Fresh off becoming a public company this month, Couchbase traces its lineage back to an open source project and data protocol called Memcached that organizations employed to make data available in memory. Memcached was then combined with the JSON data format and SQL to create the Couchbase database. Couchbase today claims to have more than 500 enterprise customers, including American Greetings, Domino’s, Intuit, Experian, Western Union, USAA, Avis, Carnival, and Emirates. Couchbase claims 30% of the companies listed on the Fortune 100 are among its customers.

Why you should care

Competition among providers of document databases is fierce. Most document databases initially found their way into enterprise IT organizations through developers, who typically downloaded an open source platform they could provision themselves without having to ask for permission or money. However, as the number of applications based on document databases proliferates across the enterprise, it becomes apparent IT operations teams will assume more responsibility for managing them as developers move on to other projects.

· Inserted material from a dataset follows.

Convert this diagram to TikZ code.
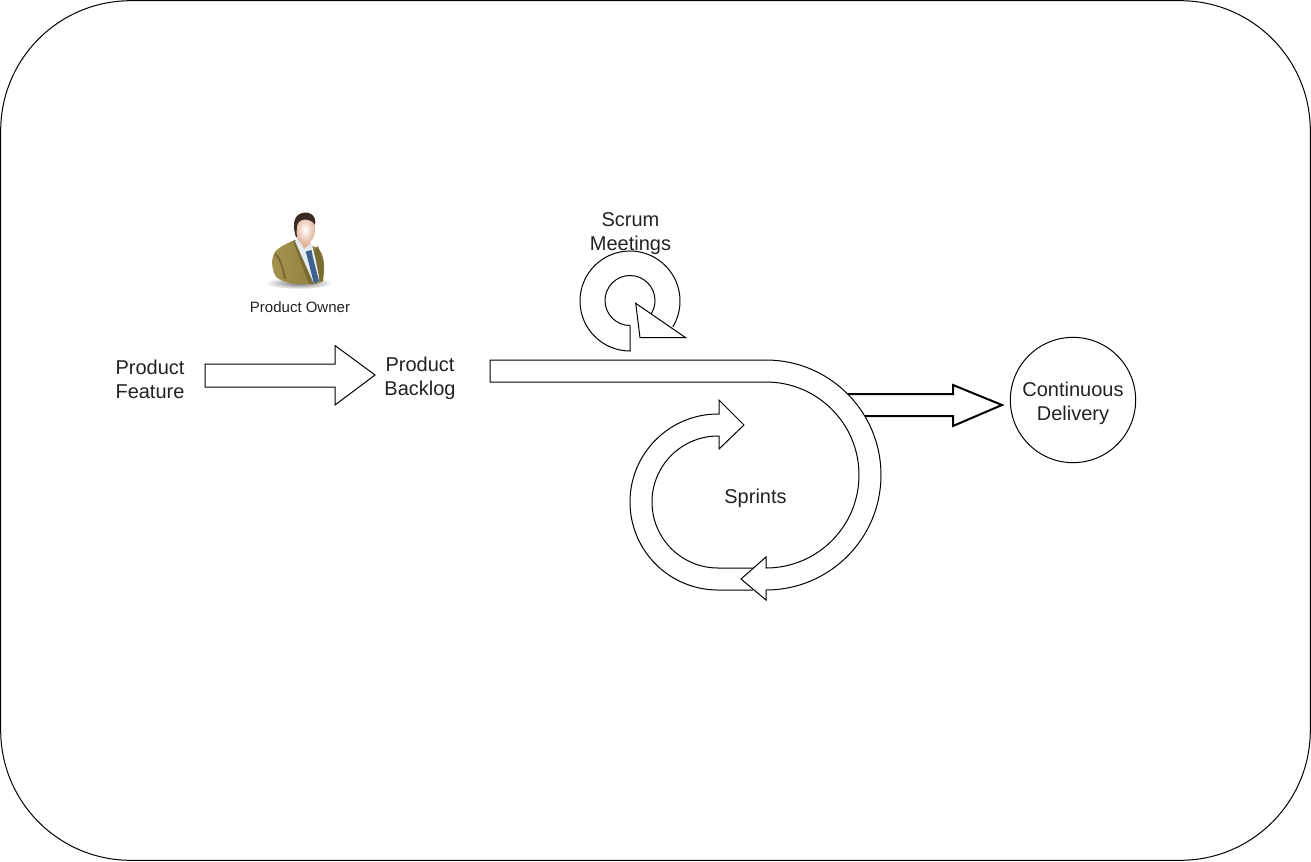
\documentclass[tikz,border=0pt]{standalone}
\usepackage{fontspec}
\setmainfont{Liberation Sans}
\definecolor{ink}{HTML}{222222}
\definecolor{suit}{HTML}{8E7D3E}
\definecolor{suitdark}{HTML}{7A6B30}
\definecolor{suitlight}{HTML}{A3934F}
\definecolor{hair}{HTML}{3A2A22}
\definecolor{skin}{HTML}{E2B49C}
\definecolor{tie}{HTML}{3D628F}
\definecolor{shirt}{HTML}{E3ECF2}
\tikzset{
  outline/.style={draw=black,line width=0.75pt,fill=white,line join=miter},
  openline/.style={draw=black,line width=0.75pt},
  heavy/.style={draw=black,line width=1.5pt,fill=white,line join=miter},
  label/.style={font=\fontsize{15}{18}\selectfont,text=ink,align=center,inner sep=0pt},
  smalllabel/.style={font=\fontsize{11.25}{13.5}\selectfont,text=ink,align=center,inner sep=0pt}
}
\begin{document}
\begin{tikzpicture}[x=0.75pt,y=0.75pt,yscale=-1]
\useasboundingbox (0,0) rectangle (1311,861);
% frame
\draw[openline,rounded corners=97.5pt] (0.7,0.7) rectangle (1310.3,860.3);
% feature arrow
\draw[outline] (205,364) -- (335,364) -- (335,345.5) -- (375,375) -- (335,405) -- (335,387) -- (205,387) -- cycle;
% delivery arrow
\draw[heavy] (848,394) -- (953,394) -- (953,385) -- (1002,405) -- (953,426) -- (953,416) -- (865,416);
% main arrow
\draw[outline] (490,360) -- (766,360) arc[start angle=270,end angle=450,radius=115]
  -- (766,600) -- (741,579) -- (766,557) -- (766,568)
  arc[start angle=450,end angle=270,radius=93] -- (490,382) -- cycle;
% sprint loop
\draw[openline] (753,590) -- (718,590) arc[start angle=90,end angle=270,radius=88] -- (719,414)
  -- (719,400) -- (744,425) -- (719,449) -- (719,436) -- (718,436)
  arc[start angle=270,end angle=90,radius=66] -- (753,568);
% scrum loop
\draw[openline] (630,325.5) -- (630,351) arc[start angle=90,end angle=391,radius=50];
\draw[openline] (630,325.5) arc[start angle=90,end angle=392,radius=25];
\draw[outline] (635.7,303.3) -- (685.7,337.7) -- (640,337.7) -- cycle;
% delivery circle
\node[circle,draw=black,line width=0.75pt,minimum size=94pt,inner sep=0pt] (cd) at (1073,400) {};
% person
\shade[inner color=black!55,outer color=white] (299,283) ellipse[x radius=34,y radius=6];
\shade[left color=suitlight,right color=suit] (276,277) .. controls (271,268) and (271,258) .. (275,252)
  .. controls (280,246) and (288,243) .. (295,240) -- (318,248)
  .. controls (325,256) and (325,266) .. (323,281) -- (316,284) -- (296,284) .. controls (288,283) and (281,281) .. (276,277) -- cycle;
\path[fill=suitdark] (275,253) .. controls (280,256) and (284,266) .. (286,279) -- (284,279) .. controls (282,268) and (279,259) .. (275,255) -- cycle;
\path[fill=suitdark] (293,241) -- (296,240) -- (314,284) -- (309,284) -- cycle;
\path[fill=shirt] (295,241) -- (306,234) -- (312,245) -- (319,272) -- (319,281) -- (314,284) -- cycle;
\path[fill=tie] (305.7,251.5) -- (311.5,250) -- (313,258) -- (319,281) -- (314,284) -- (308.5,262) -- cycle;
\path[fill=suitdark] (314,250) -- (318,246) -- (323,262) -- (323,281) -- (320,282) -- cycle;
\path[fill=skin] (298,236) -- (310,236) -- (310,244) -- (304,249) -- cycle;
\shade[inner color=white,outer color=skin] (305,229.5) ellipse[x radius=10,y radius=14.5];
\path[fill=hair] (296,237) .. controls (293,228) and (292,216) .. (302,213)
  .. controls (310,211) and (317,216) .. (315,225) .. controls (312,219) and (301,217) .. (297.5,224) .. controls (296.5,228) and (296.5,233) .. (297,237) -- cycle;
% labels
\node[label] (feature) at (150,379.5) {Product\\Feature};
\node[label] (backlog) at (420,378.5) {Product\\Backlog};
\node[label] (scrum) at (630.5,233.5) {Scrum\\Meetings};
\node[label] (sprints) at (755.5,498) {Sprints};
\node[label] at (1073,403) {Continuous\\Delivery};
\node[smalllabel] (owner) at (300,307) {Product Owner};
\end{tikzpicture}
\end{document}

A database administrator (DBA) may make a case for refactoring an application to run on a relational database platform that an IT operations team already manages in a production environment. Most relational databases have added support for JSON to make it easier to migrate those applications. Couchbase is effectively countering that argument by making it possible to run multiple types of SQL applications on a document database as part of an effort to reduce the total cost of database management using platforms that are considerably less expensive to license than a commercial relational database.

It’s not clear how many IT teams are going to migrate from one database platform to another, due to the complexity involved in such efforts.

However, new application deployments make it more feasible than ever to run multiple classes of applications on the same database platform. In many cases, transaction processing applications are generating a lot of the data that might be fed into an analytics application that incorporates structured, semi-structured, and unstructured data. The challenge now is determining which of those databases can run all those classes of applications without compromising performance.